→ **Figure scripts**:

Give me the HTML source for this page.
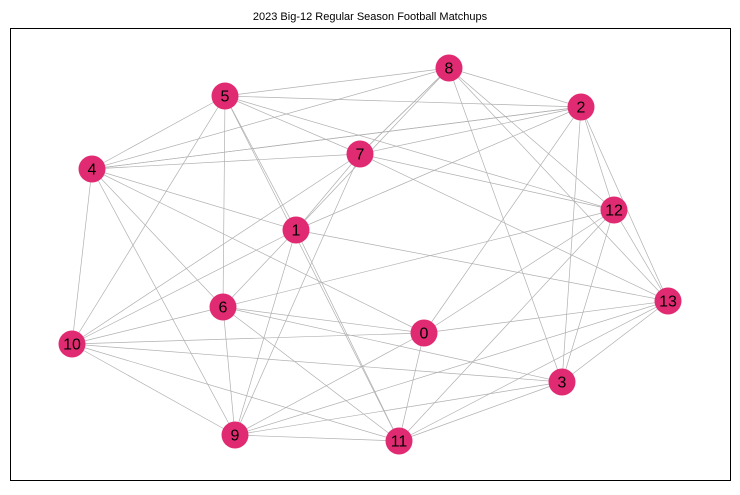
<!DOCTYPE html>
<html><head><meta charset="utf-8"><style>
body{margin:0;background:#fff;width:740px;height:490px;overflow:hidden}
text{font-family:"Liberation Sans","DejaVu Sans",sans-serif}
</style></head><body>
<svg id="chart" width="740" height="490" xmlns="http://www.w3.org/2000/svg">
<text x="370" y="20" text-anchor="middle" font-size="11">2023 Big-12 Regular Season Football Matchups</text>
<rect x="10.5" y="28.5" width="720" height="452" fill="none" stroke="#000" stroke-width="1"/>
<g id="edges"></g>
<g id="nodes"></g>
</svg>
<script>
const nodeIds = [0,1,2,3,4,5,6,7,8,9,10,11,12,13];
const nodeX = [424,296,581,562,92,225,223,360,449,235,72,399,614,668];
const nodeY = [333,230,107,382,169,96,307,154,68,435,344,441,210,301];
const edgeFrom = [5,5,5,5,5,5,5,5,5, 4,4,4,4,4,4,4,4, 8,8,8,8,8,8,8, 2,2,2,2,2,2,2, 7,7,7,7,7, 12,12,12,12,12, 1,1,1,1,1, 6,6,6,6,6, 10,10,10,10, 9,9,9,9, 0,0, 3,3, 11];
const edgeTo   = [8,2,4,10,6,1,11,7,12, 8,2,7,1,0,6,9,10, 7,1,2,12,13,3,7, 4,7,1,0,3,12,13, 12,13,10,9,1, 6,0,11,3,13, 13,6,10,9,11, 0,3,11,9,10, 0,3,11,9, 0,13,3,11, 11,13, 13,11, 13];
const NS="http://www.w3.org/2000/svg";
const eg=document.getElementById('edges'), ng=document.getElementById('nodes');
for(let i=0;i<edgeFrom.length;i++){
  const a=edgeFrom[i], b=edgeTo[i];
  const l=document.createElementNS(NS,'line');
  l.setAttribute('x1',nodeX[a]);l.setAttribute('y1',nodeY[a]);
  l.setAttribute('x2',nodeX[b]);l.setAttribute('y2',nodeY[b]);
  l.setAttribute('stroke','#b0b0b0');l.setAttribute('stroke-width','0.7');
  
  
  eg.appendChild(l);
}
for(let i=0;i<nodeIds.length;i++){
  const c=document.createElementNS(NS,'circle');
  c.setAttribute('cx',nodeX[i]);c.setAttribute('cy',nodeY[i]);c.setAttribute('r',13.5);
  c.setAttribute('fill','#e02b72');
  
  
  ng.appendChild(c);
  const t=document.createElementNS(NS,'text');
  t.setAttribute('x',nodeX[i]);t.setAttribute('y',nodeY[i]+5.5);
  t.setAttribute('text-anchor','middle');t.setAttribute('font-size','16');
  t.textContent=nodeIds[i];
  
  
  ng.appendChild(t);
}
</script>
</body></html>
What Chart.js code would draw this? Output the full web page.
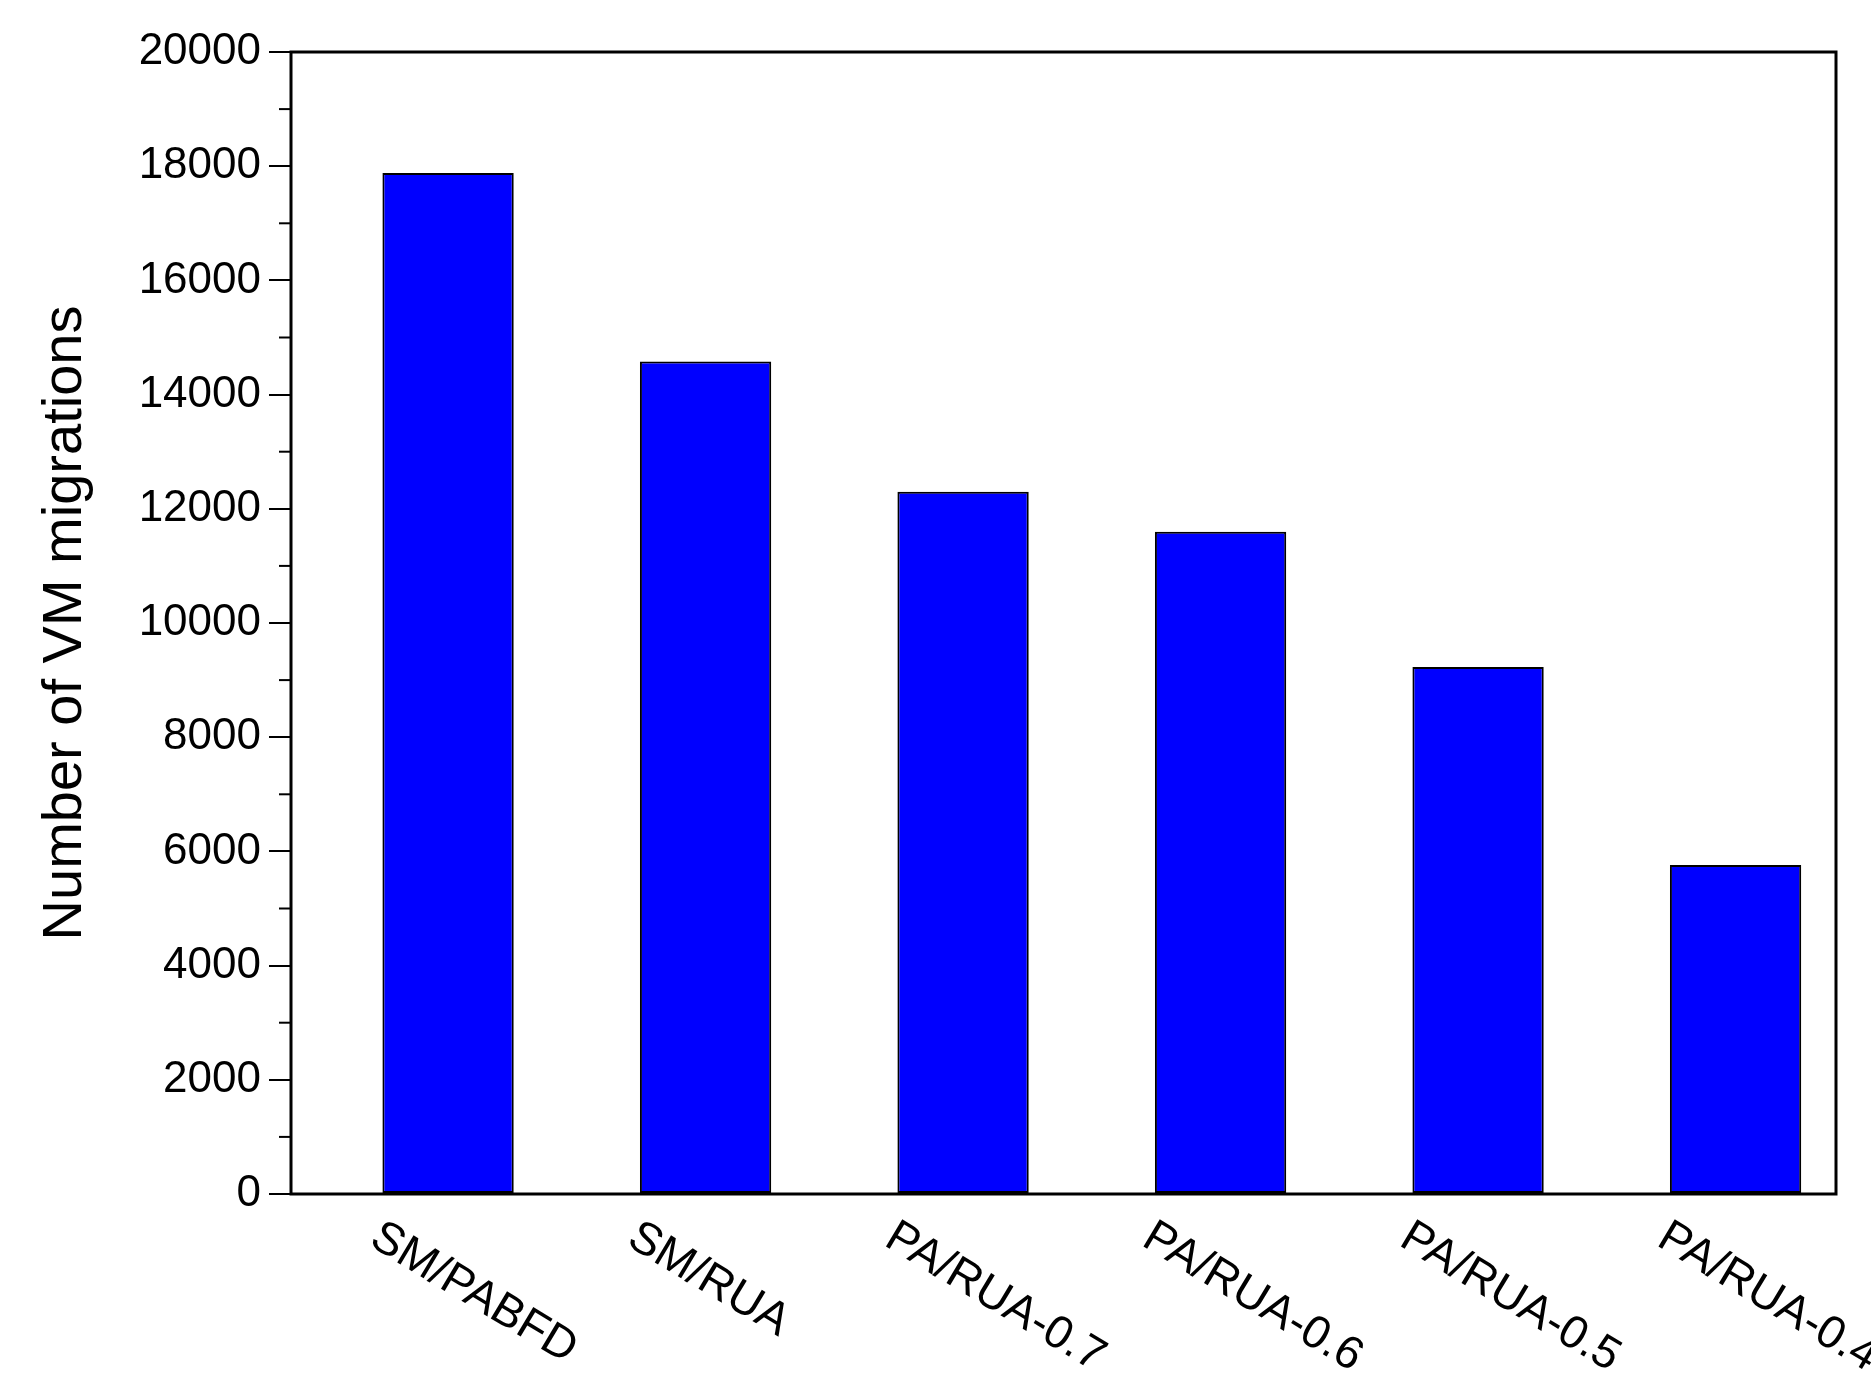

→ **Exercise instructions**: Repeat the lines above exactly, and keep every picture out.

→ **Result below**:
Give me the HTML source for this page.
<!DOCTYPE html>
<html><head><meta charset="utf-8"><style>
body{margin:0;background:#fff;width:740px;height:490px;overflow:hidden}
text{font-family:"Liberation Sans","DejaVu Sans",sans-serif}
</style></head><body>
<svg id="chart" width="740" height="490" xmlns="http://www.w3.org/2000/svg">
<text x="370" y="20" text-anchor="middle" font-size="11">2023 Big-12 Regular Season Football Matchups</text>
<rect x="10.5" y="28.5" width="720" height="452" fill="none" stroke="#000" stroke-width="1"/>
<g id="edges"></g>
<g id="nodes"></g>
</svg>
<script>
const nodeIds = [0,1,2,3,4,5,6,7,8,9,10,11,12,13];
const nodeX = [424,296,581,562,92,225,223,360,449,235,72,399,614,668];
const nodeY = [333,230,107,382,169,96,307,154,68,435,344,441,210,301];
const edgeFrom = [5,5,5,5,5,5,5,5,5, 4,4,4,4,4,4,4,4, 8,8,8,8,8,8,8, 2,2,2,2,2,2,2, 7,7,7,7,7, 12,12,12,12,12, 1,1,1,1,1, 6,6,6,6,6, 10,10,10,10, 9,9,9,9, 0,0, 3,3, 11];
const edgeTo   = [8,2,4,10,6,1,11,7,12, 8,2,7,1,0,6,9,10, 7,1,2,12,13,3,7, 4,7,1,0,3,12,13, 12,13,10,9,1, 6,0,11,3,13, 13,6,10,9,11, 0,3,11,9,10, 0,3,11,9, 0,13,3,11, 11,13, 13,11, 13];
const NS="http://www.w3.org/2000/svg";
const eg=document.getElementById('edges'), ng=document.getElementById('nodes');
for(let i=0;i<edgeFrom.length;i++){
  const a=edgeFrom[i], b=edgeTo[i];
  const l=document.createElementNS(NS,'line');
  l.setAttribute('x1',nodeX[a]);l.setAttribute('y1',nodeY[a]);
  l.setAttribute('x2',nodeX[b]);l.setAttribute('y2',nodeY[b]);
  l.setAttribute('stroke','#b0b0b0');l.setAttribute('stroke-width','0.7');
  
  
  eg.appendChild(l);
}
for(let i=0;i<nodeIds.length;i++){
  const c=document.createElementNS(NS,'circle');
  c.setAttribute('cx',nodeX[i]);c.setAttribute('cy',nodeY[i]);c.setAttribute('r',13.5);
  c.setAttribute('fill','#e02b72');
  
  
  ng.appendChild(c);
  const t=document.createElementNS(NS,'text');
  t.setAttribute('x',nodeX[i]);t.setAttribute('y',nodeY[i]+5.5);
  t.setAttribute('text-anchor','middle');t.setAttribute('font-size','16');
  t.textContent=nodeIds[i];
  
  
  ng.appendChild(t);
}
</script>
</body></html>
What Chart.js code would draw this? Output the full web page.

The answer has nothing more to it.